• **WORK INSTRUCTIONS**: Find how many lines in the data below include the word "React", then write only that number.

• **INFORMATION PROVIDED**:

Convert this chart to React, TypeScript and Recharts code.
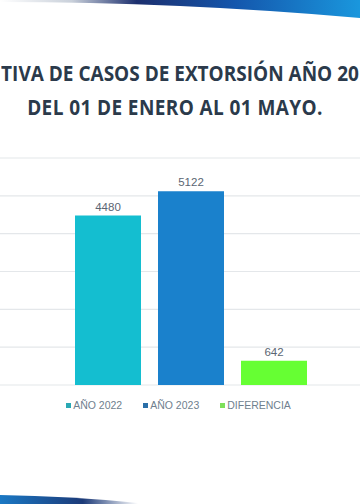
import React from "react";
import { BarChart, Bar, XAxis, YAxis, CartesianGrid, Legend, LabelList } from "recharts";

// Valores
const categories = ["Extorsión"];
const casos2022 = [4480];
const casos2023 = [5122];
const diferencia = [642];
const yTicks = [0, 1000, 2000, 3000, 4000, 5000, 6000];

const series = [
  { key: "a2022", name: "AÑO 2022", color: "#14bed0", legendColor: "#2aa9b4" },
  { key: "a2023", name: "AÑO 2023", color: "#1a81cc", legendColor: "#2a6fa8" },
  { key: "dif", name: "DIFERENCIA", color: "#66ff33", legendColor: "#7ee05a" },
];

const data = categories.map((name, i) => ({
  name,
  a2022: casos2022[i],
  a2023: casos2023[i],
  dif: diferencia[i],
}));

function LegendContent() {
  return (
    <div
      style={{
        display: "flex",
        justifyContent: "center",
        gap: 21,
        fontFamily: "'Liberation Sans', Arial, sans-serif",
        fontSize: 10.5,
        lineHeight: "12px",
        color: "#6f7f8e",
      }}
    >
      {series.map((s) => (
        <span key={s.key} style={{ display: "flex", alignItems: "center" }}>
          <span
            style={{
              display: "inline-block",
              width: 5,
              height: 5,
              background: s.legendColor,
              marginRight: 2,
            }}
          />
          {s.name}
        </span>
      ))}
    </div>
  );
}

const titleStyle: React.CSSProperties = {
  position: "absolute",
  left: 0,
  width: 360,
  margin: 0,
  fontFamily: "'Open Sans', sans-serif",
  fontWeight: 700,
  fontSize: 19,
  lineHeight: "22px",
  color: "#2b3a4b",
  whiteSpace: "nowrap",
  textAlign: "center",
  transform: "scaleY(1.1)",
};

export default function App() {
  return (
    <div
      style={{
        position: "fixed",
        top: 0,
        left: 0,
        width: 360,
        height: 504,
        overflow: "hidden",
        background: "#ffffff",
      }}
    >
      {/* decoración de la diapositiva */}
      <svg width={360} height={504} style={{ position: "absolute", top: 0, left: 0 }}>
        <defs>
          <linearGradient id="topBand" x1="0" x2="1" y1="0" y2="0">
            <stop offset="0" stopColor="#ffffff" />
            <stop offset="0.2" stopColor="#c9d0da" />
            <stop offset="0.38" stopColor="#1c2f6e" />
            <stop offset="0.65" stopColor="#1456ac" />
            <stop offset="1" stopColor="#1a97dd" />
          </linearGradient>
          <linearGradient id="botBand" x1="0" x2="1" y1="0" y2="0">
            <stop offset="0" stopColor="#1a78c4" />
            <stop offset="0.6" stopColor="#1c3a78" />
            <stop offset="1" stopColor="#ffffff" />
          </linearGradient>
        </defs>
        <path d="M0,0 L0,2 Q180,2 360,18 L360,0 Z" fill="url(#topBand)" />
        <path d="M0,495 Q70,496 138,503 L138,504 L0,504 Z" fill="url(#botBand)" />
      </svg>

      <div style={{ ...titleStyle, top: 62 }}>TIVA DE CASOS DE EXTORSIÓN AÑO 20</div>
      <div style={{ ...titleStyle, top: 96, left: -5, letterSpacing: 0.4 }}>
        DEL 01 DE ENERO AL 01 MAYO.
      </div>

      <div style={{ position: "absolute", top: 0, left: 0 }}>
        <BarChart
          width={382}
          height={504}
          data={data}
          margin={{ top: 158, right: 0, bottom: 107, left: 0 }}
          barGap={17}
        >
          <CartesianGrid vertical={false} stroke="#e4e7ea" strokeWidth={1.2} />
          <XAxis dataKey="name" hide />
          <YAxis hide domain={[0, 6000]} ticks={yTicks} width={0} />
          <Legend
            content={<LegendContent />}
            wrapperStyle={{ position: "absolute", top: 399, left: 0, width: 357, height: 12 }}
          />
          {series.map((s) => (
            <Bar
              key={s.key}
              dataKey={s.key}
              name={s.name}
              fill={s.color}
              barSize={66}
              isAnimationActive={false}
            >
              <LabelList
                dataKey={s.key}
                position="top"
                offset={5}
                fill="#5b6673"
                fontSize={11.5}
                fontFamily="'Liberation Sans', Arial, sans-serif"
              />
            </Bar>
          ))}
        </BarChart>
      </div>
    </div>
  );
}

• **ANSWER FOR THIS EXERCISE**: 3